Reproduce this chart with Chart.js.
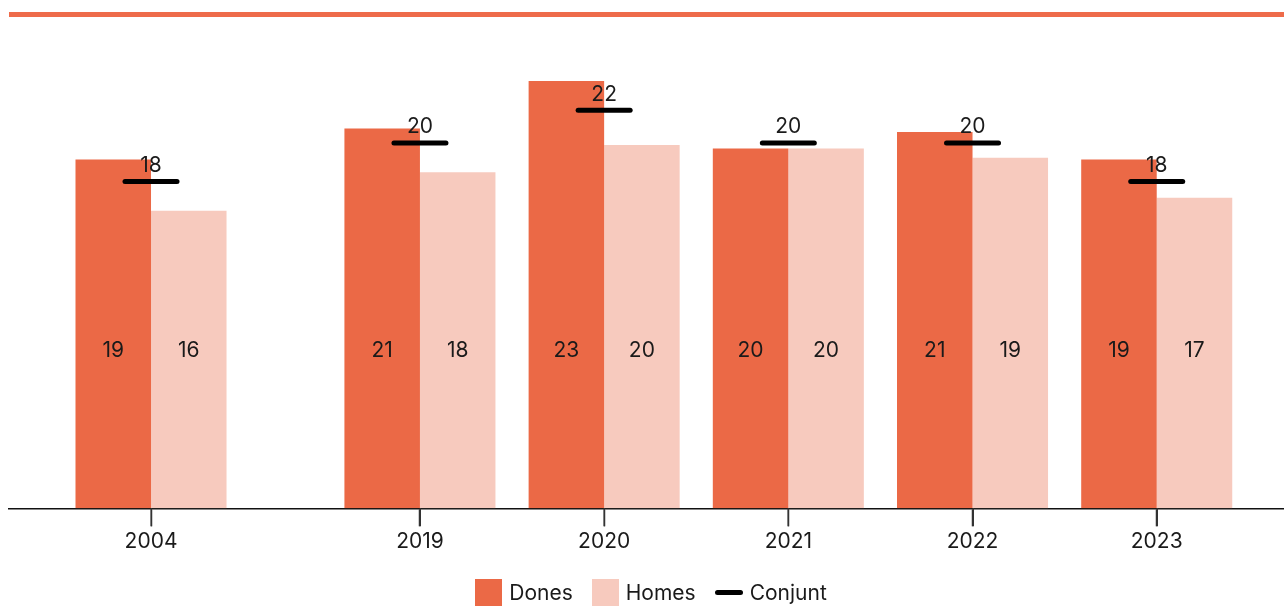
<!DOCTYPE html>
<html lang="ca">
<head>
<meta charset="utf-8">
<title>Dones, homes i conjunt</title>
<script src="https://cdn.jsdelivr.net/npm/chart.js@4.4.1/dist/chart.umd.min.js"></script>
<style>
  html, body { margin: 0; padding: 0; background: #fff; }
  body { width: 1284px; height: 606px; overflow: hidden; position: relative; font-family: Inter, "Noto Sans", sans-serif; color: #1a1a1a; }
  .rule { position: absolute; left: 9px; right: 0; top: 12px; height: 5px; background: #ee6b4a; }
  .wrap { position: absolute; left: 0; top: 0; width: 1284px; height: 606px; }
  .legend { position: absolute; left: 0; width: 1284px; top: 579px; display: flex; justify-content: center; gap: 19px; font-size: 21px; padding-left: 18px; box-sizing: border-box; }
  .legend span { display: inline-flex; align-items: center; height: 27px; }
  .legend i { display: inline-block; width: 27px; height: 27px; margin-right: 7px; }
  .legend i.line { width: 28px; height: 5px; border-radius: 3px; background: #000; }
</style>
</head>
<body>
<div class="rule"></div>
<div class="wrap"><canvas id="chart"></canvas></div>
<div class="legend" id="legend"></div>

<script>
// Data (percentages)
const years   = ['2004', '2019', '2020', '2021', '2022', '2023'];
const dones   = [19.1, 20.8, 23.4, 19.7, 20.6, 19.1];
const homes   = [16.3, 18.4, 19.9, 19.7, 19.2, 17.0];
const conjunt = [17.9, 20.0, 21.8, 20.0, 20.0, 17.9];

const DONES_COLOR = '#eb6946';
const HOMES_COLOR = '#f7cabe';
const TEXT_COLOR = '#1a1a1a';
const FONT = 'Inter, "Noto Sans", sans-serif';
const FONT_SIZE = 21;

// 2004 sits apart from the recent run of years
const GAP = 0.46;
const xPos = years.map((y, i) => i === 0 ? 0 : i + GAP);
const toPoints = arr => arr.map((v, i) => ({ x: xPos[i], y: v }));

// Value labels: bar values at a fixed height, conjunt above its marker
const valueLabels = {
    id: 'valueLabels',
    afterDatasetsDraw(chart) {
        const ctx = chart.ctx;
        const area = chart.chartArea;
        ctx.save();
        ctx.fillStyle = TEXT_COLOR;
        ctx.font = FONT_SIZE + 'px ' + FONT;
        ctx.textAlign = 'center';
        ctx.textBaseline = 'middle';
        chart.data.datasets.forEach((ds, di) => {
            const meta = chart.getDatasetMeta(di);
            meta.data.forEach((el, i) => {
                const txt = String(Math.round(ds.data[i].y));
                if (meta.type === 'bar') {
                    ctx.fillText(txt, el.x, area.bottom - 158);
                } else {
                    ctx.fillText(txt, el.x, el.y - 16);
                }
            });
        });
        ctx.restore();
    }
};

// Tick marks under the axis at each year
const yearTicks = {
    id: 'yearTicks',
    afterDraw(chart) {
        const ctx = chart.ctx;
        const scale = chart.scales.x;
        const bottom = chart.chartArea.bottom;
        ctx.save();
        ctx.strokeStyle = '#333';
        ctx.lineWidth = 1.5;
        xPos.forEach(v => {
            const px = Math.round(scale.getPixelForValue(v)) + 0.25;
            ctx.beginPath();
            ctx.moveTo(px, bottom);
            ctx.lineTo(px, bottom + 18);
            ctx.stroke();
        });
        ctx.restore();
    }
};

// Rounded ends for the conjunt markers
const roundCaps = {
    id: 'roundCaps',
    beforeDatasetDraw(chart, args) {
        if (args.meta.type === 'line') chart.ctx.lineCap = 'round';
    },
    afterDatasetDraw(chart, args) {
        if (args.meta.type === 'line') chart.ctx.lineCap = 'butt';
    }
};

const canvas = document.getElementById('chart');
canvas.width = 1284;
canvas.height = 606;

new Chart(canvas, {
    data: {
        datasets: [
            {
                type: 'line',
                label: 'Conjunt',
                data: toPoints(conjunt),
                showLine: false,
                pointStyle: 'line',
                pointRadius: 26,
                pointHoverRadius: 26,
                pointBorderWidth: 5,
                borderColor: '#000',
                backgroundColor: '#000',
                order: 0
            },
            {
                type: 'bar',
                label: 'Dones',
                data: toPoints(dones),
                backgroundColor: DONES_COLOR,
                categoryPercentage: 0.82,
                barPercentage: 1,
                order: 1
            },
            {
                type: 'bar',
                label: 'Homes',
                data: toPoints(homes),
                backgroundColor: HOMES_COLOR,
                categoryPercentage: 0.82,
                barPercentage: 1,
                order: 1
            }
        ]
    },
    options: {
        responsive: false,
        animation: false,
        layout: { autoPadding: false, padding: { top: 33.5, bottom: 48.5, left: 9, right: 0 } },
        scales: {
            x: {
                type: 'linear',
                offset: false,
                min: -0.771,
                max: 6.151,
                afterBuildTicks: scale => { scale.ticks = xPos.map(v => ({ value: v })); },
                ticks: {
                    autoSkip: false,
                    maxRotation: 0,
                    padding: 3,
                    color: TEXT_COLOR,
                    font: { family: FONT, size: FONT_SIZE },
                    callback: (value, index) => years[index]
                },
                grid: {
                    display: true,
                    offset: false,
                    drawOnChartArea: false,
                    drawTicks: true,
                    tickLength: 18,
                    tickWidth: 1.5,
                    tickColor: '#333',
                    color: '#333'
                },
                border: { display: true, color: '#111', width: 1.5 }
            },
            y: {
                display: false,
                min: 0,
                max: 26
            }
        },
        plugins: {
            legend: { display: false },
            tooltip: { enabled: false }
        }
    },
    plugins: [roundCaps, valueLabels, yearTicks]
});

// Legend built as plain text below the chart
const legendItems = [
    { label: 'Dones', cls: '', color: DONES_COLOR },
    { label: 'Homes', cls: '', color: HOMES_COLOR },
    { label: 'Conjunt', cls: 'line', color: '#000' }
];
const legend = document.getElementById('legend');
legendItems.forEach(item => {
    const span = document.createElement('span');
    const icon = document.createElement('i');
    if (item.cls) icon.className = item.cls;
    icon.style.background = item.color;
    span.appendChild(icon);
    span.appendChild(document.createTextNode(item.label));
    legend.appendChild(span);
});
</script>
</body>
</html>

*Aim of the task:* Repeat the material above word for word and skip every image in it.

*Finished task:*
Reproduce this chart with Chart.js.
<!DOCTYPE html>
<html lang="ca">
<head>
<meta charset="utf-8">
<title>Dones, homes i conjunt</title>
<script src="https://cdn.jsdelivr.net/npm/chart.js@4.4.1/dist/chart.umd.min.js"></script>
<style>
  html, body { margin: 0; padding: 0; background: #fff; }
  body { width: 1284px; height: 606px; overflow: hidden; position: relative; font-family: Inter, "Noto Sans", sans-serif; color: #1a1a1a; }
  .rule { position: absolute; left: 9px; right: 0; top: 12px; height: 5px; background: #ee6b4a; }
  .wrap { position: absolute; left: 0; top: 0; width: 1284px; height: 606px; }
  .legend { position: absolute; left: 0; width: 1284px; top: 579px; display: flex; justify-content: center; gap: 19px; font-size: 21px; padding-left: 18px; box-sizing: border-box; }
  .legend span { display: inline-flex; align-items: center; height: 27px; }
  .legend i { display: inline-block; width: 27px; height: 27px; margin-right: 7px; }
  .legend i.line { width: 28px; height: 5px; border-radius: 3px; background: #000; }
</style>
</head>
<body>
<div class="rule"></div>
<div class="wrap"><canvas id="chart"></canvas></div>
<div class="legend" id="legend"></div>

<script>
// Data (percentages)
const years   = ['2004', '2019', '2020', '2021', '2022', '2023'];
const dones   = [19.1, 20.8, 23.4, 19.7, 20.6, 19.1];
const homes   = [16.3, 18.4, 19.9, 19.7, 19.2, 17.0];
const conjunt = [17.9, 20.0, 21.8, 20.0, 20.0, 17.9];

const DONES_COLOR = '#eb6946';
const HOMES_COLOR = '#f7cabe';
const TEXT_COLOR = '#1a1a1a';
const FONT = 'Inter, "Noto Sans", sans-serif';
const FONT_SIZE = 21;

// 2004 sits apart from the recent run of years
const GAP = 0.46;
const xPos = years.map((y, i) => i === 0 ? 0 : i + GAP);
const toPoints = arr => arr.map((v, i) => ({ x: xPos[i], y: v }));

// Value labels: bar values at a fixed height, conjunt above its marker
const valueLabels = {
    id: 'valueLabels',
    afterDatasetsDraw(chart) {
        const ctx = chart.ctx;
        const area = chart.chartArea;
        ctx.save();
        ctx.fillStyle = TEXT_COLOR;
        ctx.font = FONT_SIZE + 'px ' + FONT;
        ctx.textAlign = 'center';
        ctx.textBaseline = 'middle';
        chart.data.datasets.forEach((ds, di) => {
            const meta = chart.getDatasetMeta(di);
            meta.data.forEach((el, i) => {
                const txt = String(Math.round(ds.data[i].y));
                if (meta.type === 'bar') {
                    ctx.fillText(txt, el.x, area.bottom - 158);
                } else {
                    ctx.fillText(txt, el.x, el.y - 16);
                }
            });
        });
        ctx.restore();
    }
};

// Tick marks under the axis at each year
const yearTicks = {
    id: 'yearTicks',
    afterDraw(chart) {
        const ctx = chart.ctx;
        const scale = chart.scales.x;
        const bottom = chart.chartArea.bottom;
        ctx.save();
        ctx.strokeStyle = '#333';
        ctx.lineWidth = 1.5;
        xPos.forEach(v => {
            const px = Math.round(scale.getPixelForValue(v)) + 0.25;
            ctx.beginPath();
            ctx.moveTo(px, bottom);
            ctx.lineTo(px, bottom + 18);
            ctx.stroke();
        });
        ctx.restore();
    }
};

// Rounded ends for the conjunt markers
const roundCaps = {
    id: 'roundCaps',
    beforeDatasetDraw(chart, args) {
        if (args.meta.type === 'line') chart.ctx.lineCap = 'round';
    },
    afterDatasetDraw(chart, args) {
        if (args.meta.type === 'line') chart.ctx.lineCap = 'butt';
    }
};

const canvas = document.getElementById('chart');
canvas.width = 1284;
canvas.height = 606;

new Chart(canvas, {
    data: {
        datasets: [
            {
                type: 'line',
                label: 'Conjunt',
                data: toPoints(conjunt),
                showLine: false,
                pointStyle: 'line',
                pointRadius: 26,
                pointHoverRadius: 26,
                pointBorderWidth: 5,
                borderColor: '#000',
                backgroundColor: '#000',
                order: 0
            },
            {
                type: 'bar',
                label: 'Dones',
                data: toPoints(dones),
                backgroundColor: DONES_COLOR,
                categoryPercentage: 0.82,
                barPercentage: 1,
                order: 1
            },
            {
                type: 'bar',
                label: 'Homes',
                data: toPoints(homes),
                backgroundColor: HOMES_COLOR,
                categoryPercentage: 0.82,
                barPercentage: 1,
                order: 1
            }
        ]
    },
    options: {
        responsive: false,
        animation: false,
        layout: { autoPadding: false, padding: { top: 33.5, bottom: 48.5, left: 9, right: 0 } },
        scales: {
            x: {
                type: 'linear',
                offset: false,
                min: -0.771,
                max: 6.151,
                afterBuildTicks: scale => { scale.ticks = xPos.map(v => ({ value: v })); },
                ticks: {
                    autoSkip: false,
                    maxRotation: 0,
                    padding: 3,
                    color: TEXT_COLOR,
                    font: { family: FONT, size: FONT_SIZE },
                    callback: (value, index) => years[index]
                },
                grid: {
                    display: true,
                    offset: false,
                    drawOnChartArea: false,
                    drawTicks: true,
                    tickLength: 18,
                    tickWidth: 1.5,
                    tickColor: '#333',
                    color: '#333'
                },
                border: { display: true, color: '#111', width: 1.5 }
            },
            y: {
                display: false,
                min: 0,
                max: 26
            }
        },
        plugins: {
            legend: { display: false },
            tooltip: { enabled: false }
        }
    },
    plugins: [roundCaps, valueLabels, yearTicks]
});

// Legend built as plain text below the chart
const legendItems = [
    { label: 'Dones', cls: '', color: DONES_COLOR },
    { label: 'Homes', cls: '', color: HOMES_COLOR },
    { label: 'Conjunt', cls: 'line', color: '#000' }
];
const legend = document.getElementById('legend');
legendItems.forEach(item => {
    const span = document.createElement('span');
    const icon = document.createElement('i');
    if (item.cls) icon.className = item.cls;
    icon.style.background = item.color;
    span.appendChild(icon);
    span.appendChild(document.createTextNode(item.label));
    legend.appendChild(span);
});
</script>
</body>
</html>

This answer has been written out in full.